The space complexity is constant because we only store a handful of integer variables regardless of input size.

Test Cases

class Solution:
    def minLengthAfterRemovals(self, nums):
        n = len(nums)

        left = 0
        right = (n + 1) // 2
        pairs = 0

        while left < n // 2 and right < n:
            if nums[left] < nums[right]:
                pairs += 1
                left += 1
                right += 1
            else:
                right += 1

        return n - 2 * pairs

sol = Solution()

assert sol.minLengthAfterRemovals([1, 2, 3, 4]) == 0  # basic perfect pairing
assert sol.minLengthAfterRemovals([1, 1, 2, 2, 3, 3]) == 0  # duplicates with full pairing
assert sol.minLengthAfterRemovals([1000000000, 1000000000]) == 2  # identical values
assert sol.minLengthAfterRemovals([2, 3, 4, 4, 4]) == 1  # odd length with leftovers

assert sol.minLengthAfterRemovals([5]) == 1  # single element
assert sol.minLengthAfterRemovals([5, 5, 5]) == 3  # all equal
assert sol.minLengthAfterRemovals([1, 2]) == 0  # smallest removable pair
assert sol.minLengthAfterRemovals([2, 2]) == 2  # smallest non-removable pair
assert sol.minLengthAfterRemovals([1, 1, 1, 2]) == 2  # one larger value
assert sol.minLengthAfterRemovals([1, 2, 2, 2, 3]) == 1  # repeated middle values
assert sol.minLengthAfterRemovals([1, 1, 1, 1, 2, 2]) == 2  # dominant repeated number
assert sol.minLengthAfterRemovals([1, 2, 3, 4, 5, 6]) == 0  # strictly increasing
assert sol.minLengthAfterRemovals([1, 1, 1, 1]) == 4  # impossible removals

Test	Why
`[1,2,3,4]`	Validates complete pairing
`[1,1,2,2,3,3]`	Checks duplicates with perfect matching
`[1000000000,1000000000]`	Ensures equal values cannot pair
`[2,3,4,4,4]`	Tests odd length with leftover
`[5]`	Smallest input size
`[5,5,5]`	All identical values
`[1,2]`	Smallest removable pair
`[2,2]`	Smallest non-removable pair
`[1,1,1,2]`	Limited pairing opportunities
`[1,2,2,2,3]`	Repeated values in middle
`[1,1,1,1,2,2]`	Dominant frequency edge case
`[1,2,3,4,5,6]`	Fully increasing sequence
`[1,1,1,1]`	No valid removals possible

Edge Cases

All Elements Are Equal

An input like [7,7,7,7] is easy to mishandle if the implementation incorrectly allows equal values to pair. The problem requires strict inequality, nums[i] < nums[j].
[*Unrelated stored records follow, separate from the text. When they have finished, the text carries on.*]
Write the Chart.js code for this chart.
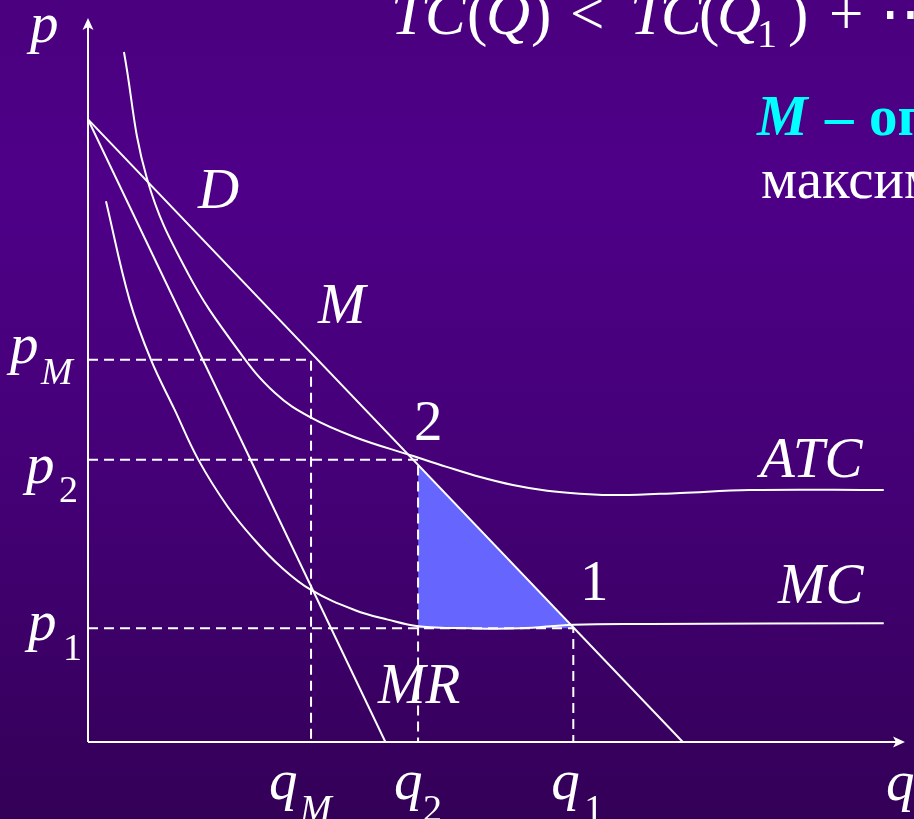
<!DOCTYPE html>
<html>
<head>
<meta charset="utf-8">
<script src="https://cdn.jsdelivr.net/npm/chart.js@4.4.1/dist/chart.umd.min.js"></script>
<style>
  html, body { margin: 0; padding: 0; background: #3f006c; }
  canvas { display: block; }
</style>
</head>
<body>
<canvas id="chart" width="914" height="819"></canvas>
<script>
// Demand line and marginal revenue (both start from the same price intercept)
const demandQ = [0, 72.8];
const demandP = [86.0, 0];
const mrQ = [0, 36.4];
const mrP = [86.0, 0];

// Average total cost
const atcQ = [4.4, 7.2, 12.2, 18.4, 22.9, 27.3, 32.7, 39.8, 43.9, 48.0, 52.0, 56.2, 60.2, 65.1, 72.5, 81.0, 97.4];
const atcP = [95.3, 77.9, 64.8, 54.1, 48.2, 44.8, 42.1, 39.5, 38.0, 36.6, 35.5, 34.7, 34.3, 34.1, 34.4, 34.8, 34.8];

// Marginal cost
const mcQ = [2.2, 5.1, 7.7, 10.6, 13.5, 17.1, 20.4, 23.6, 27.3, 32.7, 36.7, 40.4, 46.8, 52.9, 59.4, 68.8, 97.4];
const mcP = [74.7, 61.0, 52.8, 45.9, 39.0, 32.5, 27.9, 24.2, 21.0, 18.2, 16.9, 16.0, 15.7, 15.7, 16.2, 16.3, 16.4];

// Marked quantities and prices
const qM = 27.3, q2 = 40.4, q1 = 59.4;
const pM = 52.8, p2 = 39.0, p1 = 15.7;

// Shaded triangle between point 2 and point 1
const gainQ = [40.4, 59.4];
const gainP = [38.3, 15.7];

const FONT = '"Liberation Serif", "Times New Roman", serif';
const WHITE = '#ffffff';

const toPoints = (xs, ys) => xs.map((x, i) => ({ x: x, y: ys[i] }));

function lineSet(xs, ys, extra) {
    return Object.assign({
        data: toPoints(xs, ys),
        showLine: true,
        borderColor: WHITE,
        borderWidth: 2,
        pointRadius: 0,
        fill: false,
        order: 1,
    }, extra || {});
}

function guide(q, p) {
    return lineSet([0, q, q], [p, p, 0], { borderDash: [10, 6], borderWidth: 2 });
}

const backgroundPlugin = {
    id: 'background',
    beforeDraw(chart) {
        const ctx = chart.ctx;
        const g = ctx.createLinearGradient(0, 0, 0, chart.height);
        g.addColorStop(0, '#4a007e');
        g.addColorStop(0.22, '#4e0088');
        g.addColorStop(0.6, '#440075');
        g.addColorStop(1, '#330057');
        ctx.save();
        ctx.fillStyle = g;
        ctx.fillRect(0, 0, chart.width, chart.height);
        ctx.restore();
    },
};

function arrowHead(ctx, x, y, dir) {
    // dir: 'up' or 'right'
    ctx.save();
    ctx.translate(x, y);
    if (dir === 'right') ctx.rotate(Math.PI / 2);
    ctx.beginPath();
    ctx.moveTo(0, 0);
    ctx.lineTo(-5.5, 12);
    ctx.lineTo(0, 9);
    ctx.lineTo(5.5, 12);
    ctx.closePath();
    ctx.fillStyle = WHITE;
    ctx.fill();
    ctx.restore();
}

const axesPlugin = {
    id: 'arrowAxes',
    beforeDatasetsDraw(chart) {
        const { ctx, scales: { x, y } } = chart;
        const x0 = x.getPixelForValue(0);
        const y0 = y.getPixelForValue(0);
        const top = y.getPixelForValue(100);
        const right = x.getPixelForValue(100);
        ctx.save();
        ctx.strokeStyle = WHITE;
        ctx.lineWidth = 2;
        ctx.beginPath();
        ctx.moveTo(x0, y0);
        ctx.lineTo(x0, top + 4);
        ctx.moveTo(x0, y0);
        ctx.lineTo(right - 4, y0);
        ctx.stroke();
        ctx.restore();
        arrowHead(ctx, x0, top, 'up');
        arrowHead(ctx, right, y0, 'right');
    },
};

function text(ctx, str, px, py, font, color) {
    ctx.font = font;
    ctx.fillStyle = color || WHITE;
    ctx.fillText(str, px, py);
}

const ITAL = '57px ' + FONT;
const labelsPlugin = {
    id: 'labels',
    afterDraw(chart) {
        const { ctx, scales: { x, y } } = chart;
        const it = 'italic ' + ITAL;
        const sub = 'italic 38px ' + FONT;
        const subUp = '38px ' + FONT;
        ctx.save();
        ctx.textBaseline = 'alphabetic';
        ctx.textAlign = 'left';

        // axis names
        text(ctx, 'p', 30, 42, it);
        text(ctx, 'q', 886, 800, it);

        // curve names
        text(ctx, 'D', 198, 208, it);
        text(ctx, 'M', 318, 323, it);
        text(ctx, 'MR', 378, 703, it);
        text(ctx, 'ATC', 760, 477, it);
        text(ctx, 'MC', 778, 603, it);
        text(ctx, '2', 414, 440, ITAL);
        text(ctx, '1', 580, 600, ITAL);

        // price marks
        const yM = y.getPixelForValue(pM), y2 = y.getPixelForValue(p2), y1 = y.getPixelForValue(p1);
        text(ctx, 'p', 10, yM + 3, it);
        text(ctx, 'M', 41, yM + 24, sub);
        text(ctx, 'p', 26, y2 + 23, it);
        text(ctx, '2', 59, y2 + 42, subUp);
        text(ctx, 'p', 28, y1 + 12, it);
        text(ctx, '1', 63, y1 + 32, subUp);

        // quantity marks
        const base = y.getPixelForValue(0);
        const xM = x.getPixelForValue(qM), x2 = x.getPixelForValue(q2), x1 = x.getPixelForValue(q1);
        text(ctx, 'q', xM - 42, base + 57, it);
        text(ctx, 'M', xM - 11, base + 79, sub);
        text(ctx, 'q', x2 - 24, base + 57, it);
        text(ctx, '2', x2 + 5, base + 79, subUp);
        text(ctx, 'q', x1 - 22, base + 57, it);
        text(ctx, '1', x1 + 11, base + 79, subUp);

        // formula along the top edge
        const fi = 'italic 61px ' + FONT;
        const fu = '61px ' + FONT;
        text(ctx, 'T', 391, 34, fi);
        text(ctx, 'C', 425, 34, fi);
        text(ctx, '(', 467, 34, fu);
        text(ctx, 'Q', 486, 34, fi);
        text(ctx, ')', 531, 34, fu);
        text(ctx, '<', 570, 34, fu);
        text(ctx, 'T', 630, 34, fi);
        text(ctx, 'C', 661, 34, fi);
        text(ctx, '(', 699, 34, fu);
        text(ctx, 'Q', 717, 34, fi);
        text(ctx, '1', 757, 47, '40px ' + FONT);
        text(ctx, ')', 788, 34, fu);
        text(ctx, '+', 829, 34, fu);
        text(ctx, '\u22EF', 880, 34, fu);

        // note on the right
        text(ctx, 'M', 757, 135, 'italic bold 57px ' + FONT, '#00ffff');
        text(ctx, '\u2013', 825, 135, 'bold 57px ' + FONT, '#00ffff');
        text(ctx, 'оп', 869, 135, 'bold 57px ' + FONT, '#00ffff');
        text(ctx, 'максим', 761, 198, '57px ' + FONT);

        ctx.restore();
    },
};

new Chart(document.getElementById('chart'), {
    type: 'scatter',
    data: {
        datasets: [
            lineSet(gainQ, gainP, {
                borderWidth: 0,
                borderColor: 'rgba(0,0,0,0)',
                backgroundColor: '#6666ff',
                fill: { value: p1 },
                order: 5,
            }),
            guide(qM, pM),
            guide(q2, p2),
            guide(q1, p1),
            lineSet(demandQ, demandP),
            lineSet(mrQ, mrP),
            lineSet(atcQ, atcP, { tension: 0.4 }),
            lineSet(mcQ, mcP, { tension: 0.4 }),
        ],
    },
    options: {
        responsive: false,
        animation: false,
        devicePixelRatio: 1,
        events: [],
        layout: { padding: { left: 88, right: 9, top: 18, bottom: 77 } },
        scales: {
            x: { type: 'linear', min: 0, max: 100, display: false },
            y: { type: 'linear', min: 0, max: 100, display: false },
        },
        plugins: {
            legend: { display: false },
            tooltip: { enabled: false },
        },
    },
    plugins: [backgroundPlugin, axesPlugin, labelsPlugin],
});
</script>
</body>
</html>
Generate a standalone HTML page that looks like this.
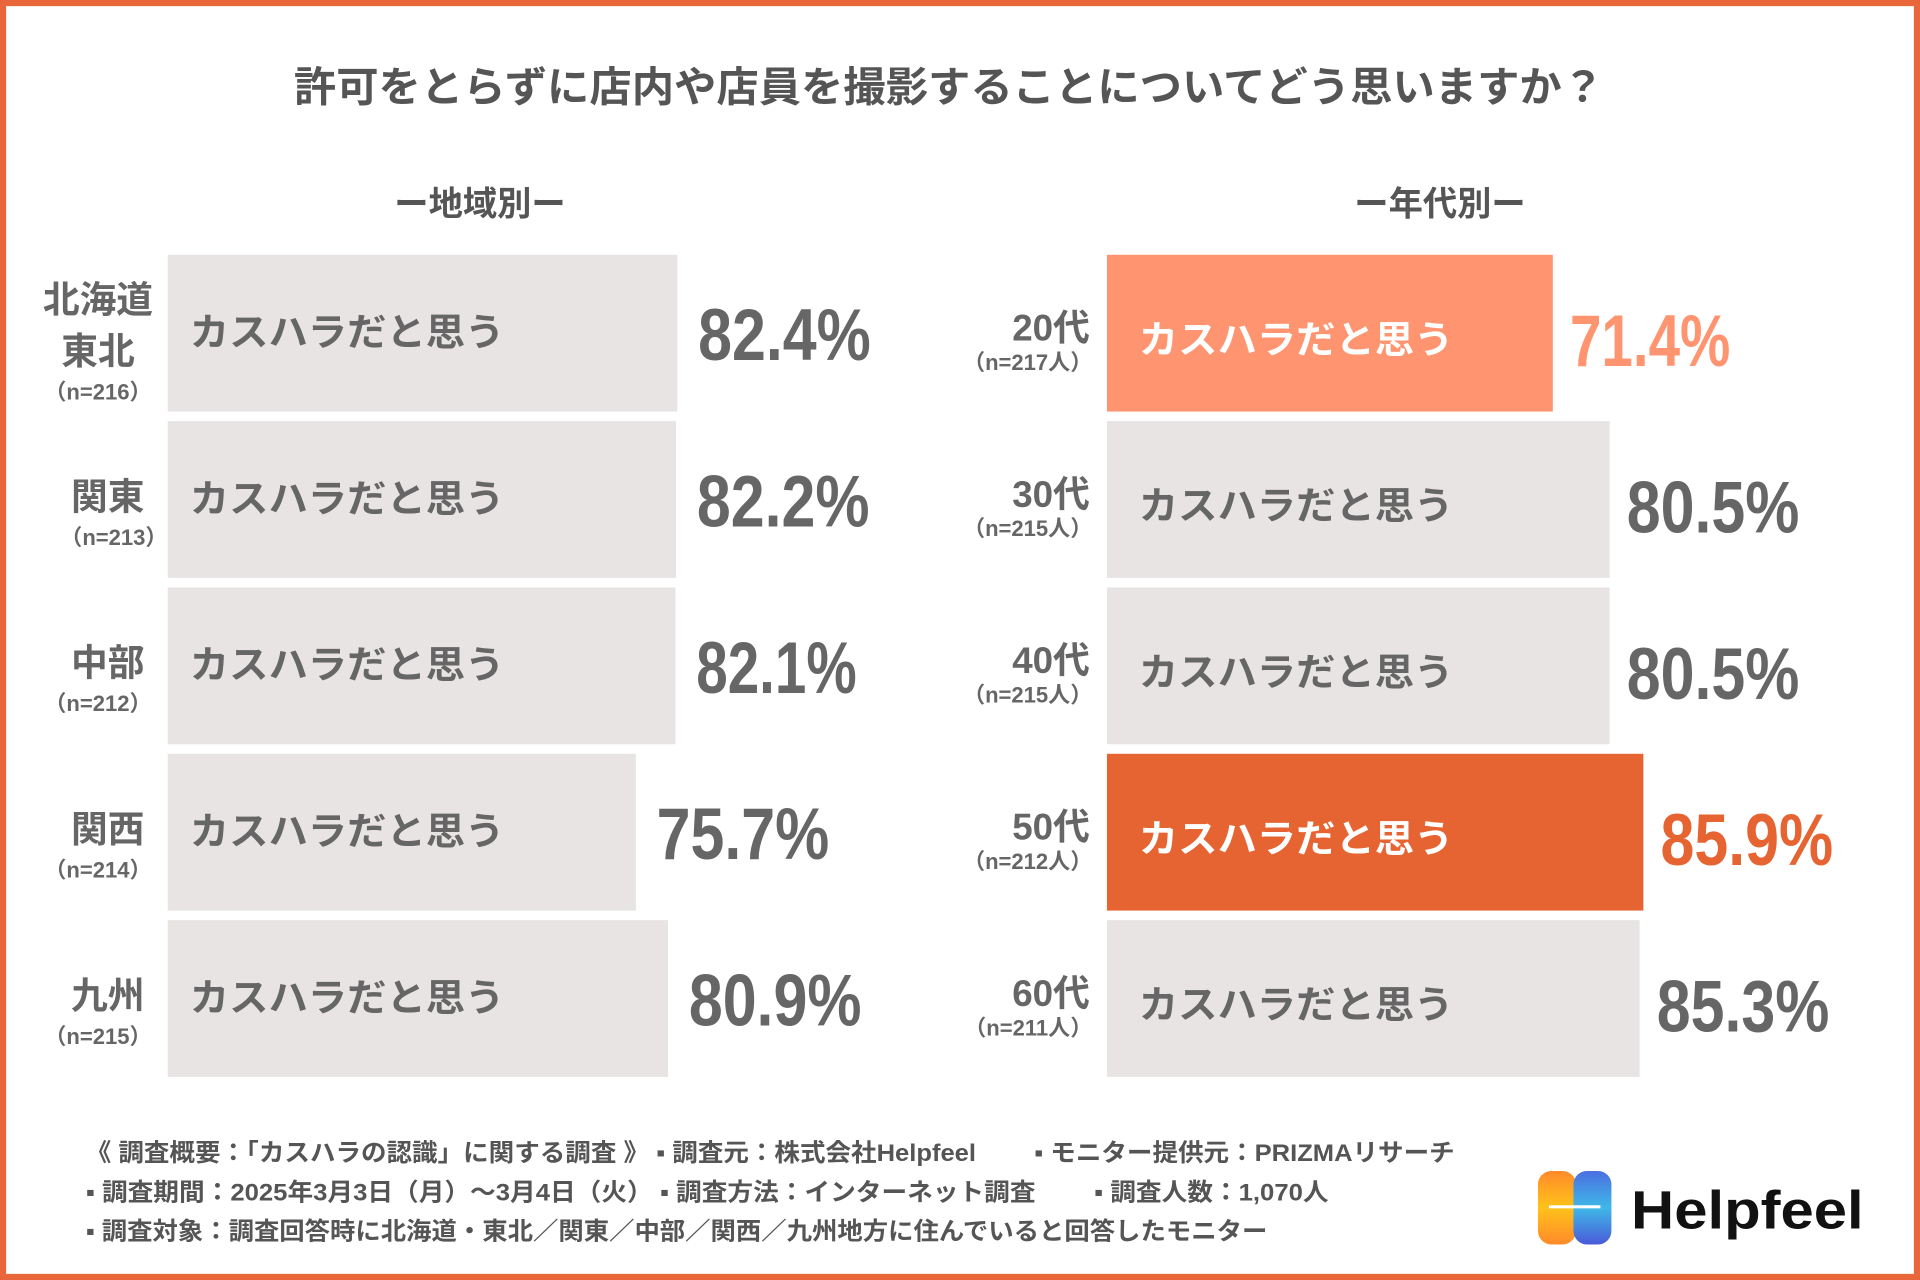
<!DOCTYPE html>
<html><head><meta charset="utf-8"><style>
html,body{margin:0;padding:0;background:#fff}
svg{display:block}
text{font-family:"Liberation Sans","Noto Sans CJK JP",sans-serif;font-weight:bold}
</style></head><body>
<svg id="chart" width="1920" height="1280" viewBox="0 0 1568 1045" preserveAspectRatio="none" xmlns="http://www.w3.org/2000/svg">
<rect x="2.5" y="2.5" width="1563" height="1040" fill="#fff" stroke="#e8663a" stroke-width="5"/>
<text x="240" y="83" font-size="34" fill="#555" textLength="1070" lengthAdjust="spacingAndGlyphs">許可をとらずに店内や店員を撮影することについてどう思いますか？</text>
<text x="392" y="176" text-anchor="middle" font-size="28" fill="#555">ー地域別ー</text>
<text x="1176" y="176" text-anchor="middle" font-size="28" fill="#555">ー年代別ー</text>
<g id="left"></g>
<g id="right"></g>
<g font-size="20" fill="#555">
<text x="70" y="948" textLength="1118" lengthAdjust="spacingAndGlyphs">《 調査概要：「カスハラの認識」に関する調査 》 ▪ 調査元：株式会社Helpfeel　　 ▪ モニター提供元：PRIZMAリサーチ</text>
<text x="70" y="980" textLength="1015" lengthAdjust="spacingAndGlyphs">▪ 調査期間：2025年3月3日（月）～3月4日（火） ▪ 調査方法：インターネット調査　　 ▪ 調査人数：1,070人</text>
<text x="70" y="1012" textLength="965" lengthAdjust="spacingAndGlyphs">▪ 調査対象：調査回答時に北海道・東北／関東／中部／関西／九州地方に住んでいると回答したモニター</text>
</g>
<g>
<defs>
<linearGradient id="go" x1="0" y1="0" x2="0" y2="1"><stop offset="0" stop-color="#ff8a2a"/><stop offset="0.5" stop-color="#ffc21a"/><stop offset="1" stop-color="#ff8a2a"/></linearGradient>
<linearGradient id="gb" x1="0" y1="0" x2="0" y2="1"><stop offset="0" stop-color="#4a6fe0"/><stop offset="0.5" stop-color="#3fb8e8"/><stop offset="1" stop-color="#4a5ad8"/></linearGradient>
</defs>
<rect x="1256" y="956" width="31" height="60" rx="11" fill="url(#go)"/>
<rect x="1285" y="956" width="31" height="60" rx="11" fill="url(#gb)"/>
<rect x="1265" y="984" width="42" height="2.5" fill="#fff"/>
<text x="1332" y="1003" font-size="44" fill="#111" textLength="190" lengthAdjust="spacingAndGlyphs">Helpfeel</text>
</g>
</svg>
<script>
const regionNames = [["北海道","東北"],["関東"],["中部"],["関西"],["九州"]];
const regionN = ["（n=216）","（n=213）","（n=212）","（n=214）","（n=215）"];
const regionValues = [82.4, 82.2, 82.1, 75.7, 80.9];
const ageNames = ["20代","30代","40代","50代","60代"];
const ageN = ["（n=217人）","（n=215人）","（n=215人）","（n=212人）","（n=211人）"];
const ageValues = [71.4, 80.5, 80.5, 85.9, 85.3];
const barLabel = "カスハラだと思う";

const NS = "http://www.w3.org/2000/svg";
function mk(tag, attrs, parent, txt){
  const e = document.createElementNS(NS, tag);
  for (const k in attrs) e.setAttribute(k, attrs[k]);
  if (txt !== undefined) e.textContent = txt;
  parent.appendChild(e); return e;
}
function numWidth(s){ return 141 - 10 * (s.split('1').length - 1); }
const rowY = i => 208 + i * 135.8;
const rowH = 128;
const xLeft = v => 137 + v * 5.05;
const xRight = v => 904 + v * 5.1;

const gl = document.getElementById('left');
regionValues.forEach((v, i) => {
  const y = rowY(i);
  const r = mk('rect', {x:137, y:y, width:xLeft(v)-137, height:rowH, fill:'#e8e4e3'}, gl);
  
  
  const t = mk('text', {x:155, y:y+74, 'font-size':31, fill:'#666', textLength:257, lengthAdjust:'spacingAndGlyphs'}, gl, barLabel);
  
  
  const s0 = v.toFixed(1)+'%';
  const n = mk('text', {x:xLeft(v)+17, y:y+86, 'font-size':60, fill:'#666', textLength:numWidth(s0), lengthAdjust:'spacingAndGlyphs'}, gl, s0);
  
  
  const names = regionNames[i];
  const cx = names.length > 1 ? 80 : 88;
  const base = names.length > 1 ? y+47 : y+72;
  names.forEach((nm, j) => {
    const c = mk('text', {x:cx, y:base + j*42, 'font-size':30, fill:'#666', 'text-anchor':'middle'}, gl, nm);
    
    
  });
  const s = mk('text', {x:names.length>1?80:i===1?93:80, y:base + (names.length-1)*42 + 29, 'font-size':18, fill:'#666', 'text-anchor':'middle'}, gl, regionN[i]);
  
  
});

const gr = document.getElementById('right');
const ageFill = ['#ff9470','#e8e4e3','#e8e4e3','#e66432','#e8e4e3'];
const ageText = ['#fff','#666','#666','#fff','#666'];
const ageNum = ['#ff9470','#666','#666','#e66432','#666'];
ageValues.forEach((v, i) => {
  const y = rowY(i);
  const r = mk('rect', {x:904, y:y, width:xRight(v)-904, height:rowH, fill:ageFill[i]}, gr);
  
  
  const t = mk('text', {x:930, y:y+80, 'font-size':31, fill:ageText[i], textLength:257, lengthAdjust:'spacingAndGlyphs'}, gr, barLabel);
  
  
  const s0 = v.toFixed(1)+'%';
  const n = mk('text', {x:xRight(v)+14, y:y+91, 'font-size':60, fill:ageNum[i], textLength:numWidth(s0), lengthAdjust:'spacingAndGlyphs'}, gr, s0);
  
  
  const a = mk('text', {x:890, y:y+70, 'font-size':30, fill:'#666', 'text-anchor':'end'}, gr, ageNames[i]);
  
  
  const s = mk('text', {x:892, y:y+94, 'font-size':18, fill:'#666', 'text-anchor':'end'}, gr, ageN[i]);
  
  
});
</script>
</body></html>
The implementation handles this correctly because the comparison uses < rather than <=. Since no comparison succeeds, no pairs are formed and the original length is returned.

Single Element Array

For an input such as [5], there are no two indices available for pairing. A careless implementation might attempt invalid pointer access.

The algorithm safely handles this because the loop condition immediately fails. The function returns 1, which is correct.

Heavy Duplicate Frequency

Consider [1,1,1,1,2]. There is only one larger number available, so only one 1 can pair with 2.

A naive greedy strategy might accidentally overcount possible pairings. The two-pointer approach avoids this by consuming each larger value exactly once. After pairing one 1 with 2, no additional larger values remain, leaving the correct remainder.

Odd-Length Arrays

Arrays with odd lengths, such as [2,3,4,4,4], may leave one unavoidable leftover even after maximum pairing.

The implementation naturally handles this through the formula n - 2 * pairs, which correctly computes the remaining size regardless of parity.